Dataset excerpt:
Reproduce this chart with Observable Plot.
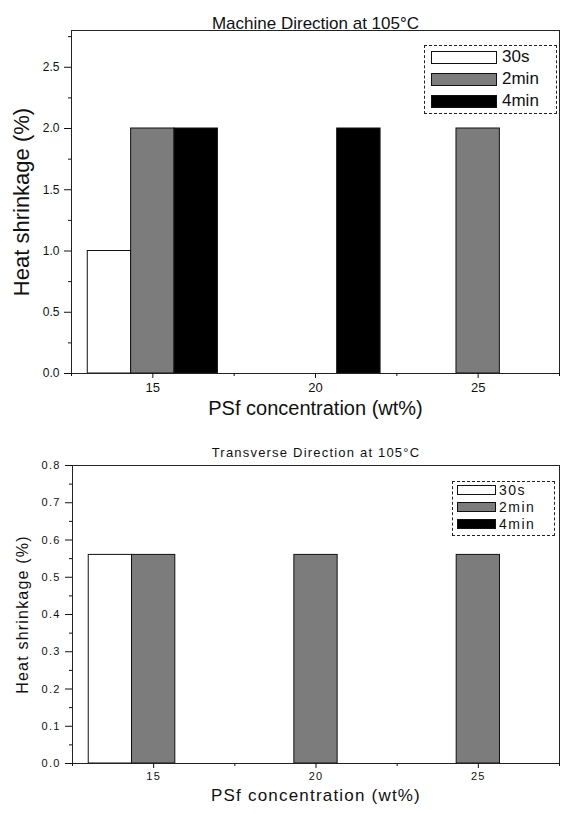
<!DOCTYPE html>
<html>
<head>
<meta charset="utf-8">
<script src="https://cdn.jsdelivr.net/npm/d3@7"></script>
<script src="https://cdn.jsdelivr.net/npm/@observablehq/plot@0.6"></script>
<style>
  body { margin: 0; background: #fff; font-family: Arial, "Liberation Sans", sans-serif; }
  #wrap { position: relative; width: 561px; height: 814px; overflow: hidden; background: #fff; }
  .panel { position: absolute; left: 0; }
  .panel svg { overflow: visible; }
  .bottomplot text { letter-spacing: 1.2px; }
  .legend { position: absolute; border: 1px dashed #222; background: #fff; box-sizing: border-box; }
  .legend .row { position: absolute; left: 0; display: flex; align-items: center; }
  .legend .sw { box-sizing: border-box; border: 1px solid #111; }
  .legend .lab { color: #111; white-space: nowrap; }
</style>
</head>
<body>
<div id="wrap"></div>
<script>
// ---- data ----
const concentrations = [15, 20, 25];           // PSf concentration (wt%)
const series = ["30s", "2min", "4min"];         // heating time
const mdShrink30s  = [1.0, 0, 0];               // Machine direction
const mdShrink2min = [2.0, 0, 2.0];
const mdShrink4min = [2.0, 2.0, 0];
const tdShrink30s  = [0.56, 0, 0];              // Transverse direction
const tdShrink2min = [0.56, 0.56, 0.56];
const tdShrink4min = [0, 0, 0];
const xTicks = [15, 20, 25];
const xMinorTicks = [12.5, 17.5, 22.5, 27.5];
const yTicksTop = [0, 0.5, 1.0, 1.5, 2.0, 2.5];
const yMinorTop = [0.25, 0.75, 1.25, 1.75, 2.25, 2.75];
const yTicksBottom = [0, 0.1, 0.2, 0.3, 0.4, 0.5, 0.6, 0.7, 0.8];
const yMinorBottom = [0.05, 0.15, 0.25, 0.35, 0.45, 0.55, 0.65, 0.75];
const titleTop = "Machine Direction at 105°C";
const titleBottom = "Transverse Direction at 105°C";
const yLabel = "Heat shrinkage (%)";
const xLabel = "PSf concentration (wt%)";

// ---- styling ----
const colors = ["#ffffff", "#7c7c7c", "#000000"];
const groupWidth = 4;

function rows(arrays) {
  const out = [];
  concentrations.forEach((c, i) => {
    series.forEach((s, j) => {
      const v = arrays[j][i];
      if (v > 0) out.push({conc: c, series: s, j, value: v});
    });
  });
  return out;
}

function panel(opts) {
  const data = rows(opts.arrays);
  const bw = groupWidth / series.length;
  return Plot.plot({
    className: opts.className,
    width: 561,
    height: opts.height,
    marginLeft: opts.marginLeft,
    marginRight: 2,
    marginTop: opts.marginTop,
    marginBottom: opts.marginBottom,
    style: {fontFamily: "Arial, 'Liberation Sans', sans-serif", color: "#111", background: "transparent"},
    x: {domain: [12.5, 27.5]},
    y: {domain: opts.yDomain},
    color: {domain: series, range: colors},
    marks: [
      Plot.rectY(data, {
        x1: d => d.conc - groupWidth / 2 + d.j * bw,
        x2: d => d.conc - groupWidth / 2 + (d.j + 1) * bw,
        y: "value",
        fill: "series",
        stroke: "#111",
        strokeWidth: 1,
        inset: 0
      }),
      Plot.frame({stroke: "#222", strokeWidth: 1}),
      Plot.axisX(xTicks, {tickSize: 5, tickPadding: 4, tickFormat: d => String(d), label: null, fontSize: opts.xTickFont}),
      Plot.axisX(xMinorTicks, {tickSize: 3, tickFormat: () => "", label: null}),
      Plot.axisY(opts.yTicks, {tickSize: 7, tickPadding: 5, tickFormat: ".1f", label: null, fontSize: opts.yTickFont}),
      Plot.axisY(opts.yMinor, {tickSize: 3, tickFormat: () => "", label: null}),
      Plot.text([opts.title], {text: d => d, frameAnchor: "top", dy: opts.titleDy, fontSize: opts.titleFont}),
      Plot.text([xLabel], {text: d => d, frameAnchor: "bottom", dy: opts.xLabelDy, fontSize: opts.xLabelFont}),
      Plot.text([yLabel], {text: d => d, frameAnchor: "left", textAnchor: "middle", rotate: -90, dx: opts.yLabelDx, fontSize: opts.yLabelFont})
    ]
  });
}

function legend(o) {
  const div = document.createElement("div");
  div.className = "legend";
  Object.assign(div.style, {left: o.left + "px", top: o.top + "px", width: o.width + "px", height: o.height + "px"});
  series.forEach((s, j) => {
    const row = document.createElement("div");
    row.className = "row";
    Object.assign(row.style, {top: (o.firstRow + j * o.rowGap - o.top - o.rowH / 2 - 1) + "px", height: o.rowH + "px", left: o.swLeft + "px"});
    const sw = document.createElement("div");
    sw.className = "sw";
    Object.assign(sw.style, {width: o.swW + "px", height: o.swH + "px", background: colors[j]});
    const lab = document.createElement("span");
    lab.className = "lab";
    lab.textContent = s;
    Object.assign(lab.style, {fontSize: o.font + "px", marginLeft: o.gap + "px", letterSpacing: o.ls + "px"});
    row.appendChild(sw); row.appendChild(lab);
    div.appendChild(row);
  });
  return div;
}

const wrap = document.getElementById("wrap");

const top1 = document.createElement("div");
top1.className = "panel"; top1.style.top = "0px";
top1.appendChild(panel({
  className: "topplot", arrays: [mdShrink30s, mdShrink2min, mdShrink4min],
  height: 430, marginLeft: 71, marginTop: 30, marginBottom: 57,
  yDomain: [0, 2.8], yTicks: yTicksTop, yMinor: yMinorTop,
  title: titleTop, titleDy: -14, titleFont: 17,
  xLabelDy: 41, xLabelFont: 20, yLabelDx: -50, yLabelFont: 22,
  xTickFont: 13, yTickFont: 12
}));
wrap.appendChild(top1);

const bot = document.createElement("div");
bot.className = "panel"; bot.style.top = "430px";
bot.appendChild(panel({
  className: "bottomplot", arrays: [tdShrink30s, tdShrink2min, tdShrink4min],
  height: 384, marginLeft: 72, marginTop: 35, marginBottom: 51,
  yDomain: [0, 0.8], yTicks: yTicksBottom, yMinor: yMinorBottom,
  title: titleBottom, titleDy: -18, titleFont: 13,
  xLabelDy: 37, xLabelFont: 17, yLabelDx: -50, yLabelFont: 16,
  xTickFont: 11, yTickFont: 11
}));
wrap.appendChild(bot);

wrap.appendChild(legend({left: 424, top: 45, width: 133, height: 69, firstRow: 57, rowGap: 22, rowH: 20,
  swLeft: 6, swW: 66, swH: 13, font: 17, gap: 5, ls: 0}));
wrap.appendChild(legend({left: 452, top: 481, width: 103, height: 55, firstRow: 490, rowGap: 17, rowH: 16,
  swLeft: 4, swW: 39, swH: 10, font: 14, gap: 3, ls: 1.5}));
</script>
</body>
</html>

To be done: Omit pictures; set down the rest of the material word for word.

The answer:
Reproduce this chart with Observable Plot.
<!DOCTYPE html>
<html>
<head>
<meta charset="utf-8">
<script src="https://cdn.jsdelivr.net/npm/d3@7"></script>
<script src="https://cdn.jsdelivr.net/npm/@observablehq/plot@0.6"></script>
<style>
  body { margin: 0; background: #fff; font-family: Arial, "Liberation Sans", sans-serif; }
  #wrap { position: relative; width: 561px; height: 814px; overflow: hidden; background: #fff; }
  .panel { position: absolute; left: 0; }
  .panel svg { overflow: visible; }
  .bottomplot text { letter-spacing: 1.2px; }
  .legend { position: absolute; border: 1px dashed #222; background: #fff; box-sizing: border-box; }
  .legend .row { position: absolute; left: 0; display: flex; align-items: center; }
  .legend .sw { box-sizing: border-box; border: 1px solid #111; }
  .legend .lab { color: #111; white-space: nowrap; }
</style>
</head>
<body>
<div id="wrap"></div>
<script>
// ---- data ----
const concentrations = [15, 20, 25];           // PSf concentration (wt%)
const series = ["30s", "2min", "4min"];         // heating time
const mdShrink30s  = [1.0, 0, 0];               // Machine direction
const mdShrink2min = [2.0, 0, 2.0];
const mdShrink4min = [2.0, 2.0, 0];
const tdShrink30s  = [0.56, 0, 0];              // Transverse direction
const tdShrink2min = [0.56, 0.56, 0.56];
const tdShrink4min = [0, 0, 0];
const xTicks = [15, 20, 25];
const xMinorTicks = [12.5, 17.5, 22.5, 27.5];
const yTicksTop = [0, 0.5, 1.0, 1.5, 2.0, 2.5];
const yMinorTop = [0.25, 0.75, 1.25, 1.75, 2.25, 2.75];
const yTicksBottom = [0, 0.1, 0.2, 0.3, 0.4, 0.5, 0.6, 0.7, 0.8];
const yMinorBottom = [0.05, 0.15, 0.25, 0.35, 0.45, 0.55, 0.65, 0.75];
const titleTop = "Machine Direction at 105°C";
const titleBottom = "Transverse Direction at 105°C";
const yLabel = "Heat shrinkage (%)";
const xLabel = "PSf concentration (wt%)";

// ---- styling ----
const colors = ["#ffffff", "#7c7c7c", "#000000"];
const groupWidth = 4;

function rows(arrays) {
  const out = [];
  concentrations.forEach((c, i) => {
    series.forEach((s, j) => {
      const v = arrays[j][i];
      if (v > 0) out.push({conc: c, series: s, j, value: v});
    });
  });
  return out;
}

function panel(opts) {
  const data = rows(opts.arrays);
  const bw = groupWidth / series.length;
  return Plot.plot({
    className: opts.className,
    width: 561,
    height: opts.height,
    marginLeft: opts.marginLeft,
    marginRight: 2,
    marginTop: opts.marginTop,
    marginBottom: opts.marginBottom,
    style: {fontFamily: "Arial, 'Liberation Sans', sans-serif", color: "#111", background: "transparent"},
    x: {domain: [12.5, 27.5]},
    y: {domain: opts.yDomain},
    color: {domain: series, range: colors},
    marks: [
      Plot.rectY(data, {
        x1: d => d.conc - groupWidth / 2 + d.j * bw,
        x2: d => d.conc - groupWidth / 2 + (d.j + 1) * bw,
        y: "value",
        fill: "series",
        stroke: "#111",
        strokeWidth: 1,
        inset: 0
      }),
      Plot.frame({stroke: "#222", strokeWidth: 1}),
      Plot.axisX(xTicks, {tickSize: 5, tickPadding: 4, tickFormat: d => String(d), label: null, fontSize: opts.xTickFont}),
      Plot.axisX(xMinorTicks, {tickSize: 3, tickFormat: () => "", label: null}),
      Plot.axisY(opts.yTicks, {tickSize: 7, tickPadding: 5, tickFormat: ".1f", label: null, fontSize: opts.yTickFont}),
      Plot.axisY(opts.yMinor, {tickSize: 3, tickFormat: () => "", label: null}),
      Plot.text([opts.title], {text: d => d, frameAnchor: "top", dy: opts.titleDy, fontSize: opts.titleFont}),
      Plot.text([xLabel], {text: d => d, frameAnchor: "bottom", dy: opts.xLabelDy, fontSize: opts.xLabelFont}),
      Plot.text([yLabel], {text: d => d, frameAnchor: "left", textAnchor: "middle", rotate: -90, dx: opts.yLabelDx, fontSize: opts.yLabelFont})
    ]
  });
}

function legend(o) {
  const div = document.createElement("div");
  div.className = "legend";
  Object.assign(div.style, {left: o.left + "px", top: o.top + "px", width: o.width + "px", height: o.height + "px"});
  series.forEach((s, j) => {
    const row = document.createElement("div");
    row.className = "row";
    Object.assign(row.style, {top: (o.firstRow + j * o.rowGap - o.top - o.rowH / 2 - 1) + "px", height: o.rowH + "px", left: o.swLeft + "px"});
    const sw = document.createElement("div");
    sw.className = "sw";
    Object.assign(sw.style, {width: o.swW + "px", height: o.swH + "px", background: colors[j]});
    const lab = document.createElement("span");
    lab.className = "lab";
    lab.textContent = s;
    Object.assign(lab.style, {fontSize: o.font + "px", marginLeft: o.gap + "px", letterSpacing: o.ls + "px"});
    row.appendChild(sw); row.appendChild(lab);
    div.appendChild(row);
  });
  return div;
}

const wrap = document.getElementById("wrap");

const top1 = document.createElement("div");
top1.className = "panel"; top1.style.top = "0px";
top1.appendChild(panel({
  className: "topplot", arrays: [mdShrink30s, mdShrink2min, mdShrink4min],
  height: 430, marginLeft: 71, marginTop: 30, marginBottom: 57,
  yDomain: [0, 2.8], yTicks: yTicksTop, yMinor: yMinorTop,
  title: titleTop, titleDy: -14, titleFont: 17,
  xLabelDy: 41, xLabelFont: 20, yLabelDx: -50, yLabelFont: 22,
  xTickFont: 13, yTickFont: 12
}));
wrap.appendChild(top1);

const bot = document.createElement("div");
bot.className = "panel"; bot.style.top = "430px";
bot.appendChild(panel({
  className: "bottomplot", arrays: [tdShrink30s, tdShrink2min, tdShrink4min],
  height: 384, marginLeft: 72, marginTop: 35, marginBottom: 51,
  yDomain: [0, 0.8], yTicks: yTicksBottom, yMinor: yMinorBottom,
  title: titleBottom, titleDy: -18, titleFont: 13,
  xLabelDy: 37, xLabelFont: 17, yLabelDx: -50, yLabelFont: 16,
  xTickFont: 11, yTickFont: 11
}));
wrap.appendChild(bot);

wrap.appendChild(legend({left: 424, top: 45, width: 133, height: 69, firstRow: 57, rowGap: 22, rowH: 20,
  swLeft: 6, swW: 66, swH: 13, font: 17, gap: 5, ls: 0}));
wrap.appendChild(legend({left: 452, top: 481, width: 103, height: 55, firstRow: 490, rowGap: 17, rowH: 16,
  swLeft: 4, swW: 39, swH: 10, font: 14, gap: 3, ls: 1.5}));
</script>
</body>
</html>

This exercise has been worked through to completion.